L’improbable initiative d’un homme d’affaires australien, Ayron D’Souza, fait couler beaucoup d’encre depuis son annonce en juin 2023. Initialement prévu cette année, mais repoussé à l’an prochain, le projet semble aussi fantaisiste que peu sérieux. Mais les millions de dollars promis par les organisateurs, et le caractère provocateur de l’événement, ne laissent personne indifférent.

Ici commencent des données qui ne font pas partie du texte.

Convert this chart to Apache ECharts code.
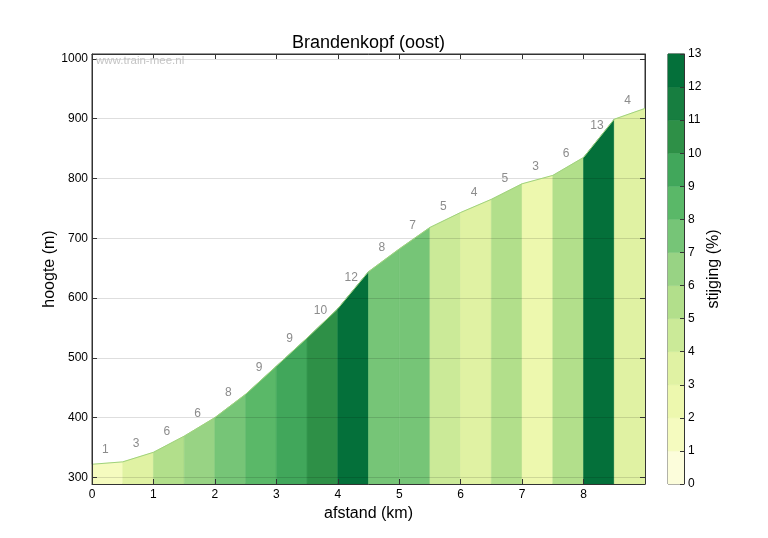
<!DOCTYPE html>
<html>
<head>
<meta charset="utf-8">
<script src="https://cdn.jsdelivr.net/npm/echarts@6/dist/echarts.min.js"></script>
<style>html,body{margin:0;padding:0;background:#fff;}#c{width:768px;height:538px;}</style>
</head>
<body>
<div id="c"></div>
<script>
// ---- data ----
const distance = [0, 0.5, 1, 1.5, 2, 2.5, 3, 3.5, 4, 4.5, 5, 5.5, 6, 6.5, 7, 7.5, 8, 8.5, 9];
const elevation = [322, 326, 342, 369, 400, 439, 486, 533, 582, 644, 682, 718, 743, 765, 791, 805, 835, 899, 917];
const gradient = [1.2, 3.2, 5.6, 6.2, 7.8, 8.8, 9.2, 10.2, 12.2, 7.8, 7.2, 4.8, 3.8, 5.2, 2.8, 5.8, 12.8, 3.8];
const yTicks = [300, 400, 500, 600, 700, 800, 900, 1000];
const xTicks = [0, 1, 2, 3, 4, 5, 6, 7, 8];
const cbLevels = [0, 1, 2, 3, 4, 5, 6, 7, 8, 9, 10, 11, 12];
const titleText = 'Brandenkopf (oost)';
const xName = 'afstand (km)';
const yName = 'hoogte (m)';
const cbName = 'stijging (%)';
const watermark = 'www.train-mee.nl';

// ---- style ----
const palette = ['#fcfddb','#f5fbbf','#edf8ae','#e0f2a3','#cbea98','#b2df8b','#98d384','#76c577','#5ab868','#41a75b','#2e9047','#177e40','#04703a'];
const FONT = 'Liberation Sans, Arial, Helvetica, sans-serif';
const Y_MIN = 289, Y_MAX = 1008;

const segData = [];
for (let i = 0; i < gradient.length; i++) {
  segData.push([distance[i], distance[i + 1], elevation[i], elevation[i + 1], gradient[i]]);
}
const lineData = distance.map((d, i) => [d, elevation[i]]);

function bandColor(g) {
  const b = Math.max(0, Math.min(palette.length - 1, Math.floor(g)));
  return palette[b];
}

const chart = echarts.init(document.getElementById('c'), null, {renderer: 'canvas'});
const axisLineStyle = {color: '#333', width: 1};
const tickStyle = {color: '#333', width: 1};
const plain = v => String(v);

const option = {
  backgroundColor: '#fff',
  animation: false,
  textStyle: {fontFamily: FONT},
  grid: [
    {left: 92, top: 54, width: 553, height: 430, show: true, borderColor: '#333', borderWidth: 1, backgroundColor: 'transparent'},
    {left: 668, top: 54, width: 16, height: 430, show: true, borderColor: '#333', borderWidth: 1}
  ],
  xAxis: [
    {gridIndex: 0, type: 'value', min: 0, max: 9, position: 'bottom', z: 10,
     axisLine: {show: true, onZero: false, lineStyle: axisLineStyle},
     axisTick: {show: true, inside: true, length: 5, lineStyle: tickStyle, customValues: xTicks},
     axisLabel: {show: true, color: '#000', fontSize: 12, fontFamily: FONT, margin: 5, customValues: xTicks, formatter: plain},
     splitLine: {show: false},
     name: xName, nameLocation: 'middle', nameGap: 19,
     nameTextStyle: {fontSize: 16, color: '#000', fontFamily: FONT}},
    {gridIndex: 0, type: 'value', min: 0, max: 9, position: 'top', z: 10,
     axisLine: {show: true, onZero: false, lineStyle: axisLineStyle},
     axisTick: {show: true, inside: true, length: 5, lineStyle: tickStyle, customValues: xTicks},
     axisLabel: {show: false}, splitLine: {show: false}},
    {gridIndex: 1, type: 'value', min: 0, max: 1, show: false}
  ],
  yAxis: [
    {gridIndex: 0, type: 'value', min: Y_MIN, max: Y_MAX, position: 'left', z: 10,
     axisLine: {show: true, onZero: false, lineStyle: axisLineStyle},
     axisTick: {show: true, inside: true, length: 5, lineStyle: tickStyle, customValues: yTicks},
     axisLabel: {show: true, color: '#000', fontSize: 12, fontFamily: FONT, margin: 4, customValues: yTicks, formatter: plain},
     splitLine: {show: false},
     name: yName, nameLocation: 'middle', nameGap: 34, nameRotate: 90, nameMoveOverlap: false,
     nameTextStyle: {fontSize: 16, color: '#000', fontFamily: FONT}},
    {gridIndex: 0, type: 'value', min: Y_MIN, max: Y_MAX, position: 'right', z: 10,
     axisLine: {show: true, onZero: false, lineStyle: axisLineStyle},
     axisTick: {show: true, inside: true, length: 5, lineStyle: tickStyle, customValues: yTicks},
     axisLabel: {show: false}, splitLine: {show: false}},
    {gridIndex: 1, type: 'value', min: 0, max: 13, interval: 1, position: 'right', z: 10,
     axisLine: {show: true, onZero: false, lineStyle: axisLineStyle},
     axisTick: {show: true, inside: true, length: 4, lineStyle: tickStyle},
     axisLabel: {show: true, color: '#000', fontSize: 12, fontFamily: FONT, margin: 4, formatter: plain},
     splitLine: {show: false},
     name: cbName, nameLocation: 'middle', nameGap: 22, nameRotate: 90,
     nameTextStyle: {fontSize: 16, color: '#000', fontFamily: FONT}}
  ],
  graphic: [
    {type: 'text', left: 96, top: 55, z: 50, silent: true,
     style: {text: watermark, fill: '#c4c4c4', font: '11.5px ' + FONT}},
    {type: 'text', x: 368.5, y: 43, z: 50, silent: true,
     style: {text: titleText, fill: '#000', font: '18px ' + FONT, align: 'center', verticalAlign: 'middle'}}
  ],
  series: [
    {
      type: 'custom', xAxisIndex: 0, yAxisIndex: 0, z: 1, silent: true,
      data: segData,
      renderItem: function (params, api) {
        const x0 = api.value(0), x1 = api.value(1), y0 = api.value(2), y1 = api.value(3), g = api.value(4);
        const p0 = api.coord([x0, Y_MIN]);
        const p1 = api.coord([x0, y0]);
        const p2 = api.coord([x1, y1]);
        const p3 = api.coord([x1, Y_MIN]);
        const col = bandColor(g);
        return {
          type: 'group',
          children: [
            {type: 'polygon', shape: {points: [p0, p1, p2, p3]},
             style: {fill: col, stroke: col, lineWidth: 0.6}},
            {type: 'text', z2: 20,
             x: (p1[0] + p2[0]) / 2 - 2, y: (p1[1] + p2[1]) / 2 - 13,
             style: {text: String(Math.round(g)), fill: '#8c8c8c', font: '12px ' + FONT, align: 'center', verticalAlign: 'middle'}}
          ]
        };
      },
      markLine: {
        silent: true, symbol: ['none', 'none'], z: 3,
        label: {show: false},
        lineStyle: {color: 'rgba(0,0,0,0.13)', width: 1, type: 'solid'},
        data: yTicks.map(v => ({yAxis: v}))
      }
    },
    {
      type: 'line', xAxisIndex: 0, yAxisIndex: 0, z: 4, silent: true,
      data: lineData, symbol: 'none',
      lineStyle: {color: '#9fd27c', width: 1}
    },
    {
      type: 'custom', xAxisIndex: 2, yAxisIndex: 2, z: 0, silent: true,
      data: cbLevels.map(v => [v]),
      renderItem: function (params, api) {
        const lv = api.value(0);
        const a = api.coord([0, lv + 1]);
        const b = api.coord([1, lv]);
        return {type: 'rect', shape: {x: a[0], y: a[1], width: b[0] - a[0], height: b[1] - a[1]},
                style: {fill: palette[lv], stroke: palette[lv], lineWidth: 0.5}};
      }
    }
  ]
};
chart.setOption(option);
</script>
</body>
</html>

L’ancien nageur australien James Magnussen a annoncé le mois dernier son intention de sortir de sa retraite pour tenter de battre, sans contrôle, le record du monde du 50 m. Une autre ex star de la natation australienne, Leisel Jones, a confié de son côté que, même si elle n’y participerait pas en raison des risques, elle était « intéressée » de découvrir à quelle vitesse un nageur pouvait aller avec l’aide du dopage

Pour l’AMA, le projet des « Enhanced Games » doit être combattu. L’agence va jusqu’à brandir les menaces de sanctions au visage des athlètes, et même des coachs, qui voudraient tenter l’aventure d’un sport sans règles ni limites.

L’AMA veut prendre les devants. Elle annonce « encourager les organisations antidopage du monde entier à tester les sportifs impliqués avant, pendant et après cet événement, afin de protéger l’intégrité du sport légitime. » Pas de blague.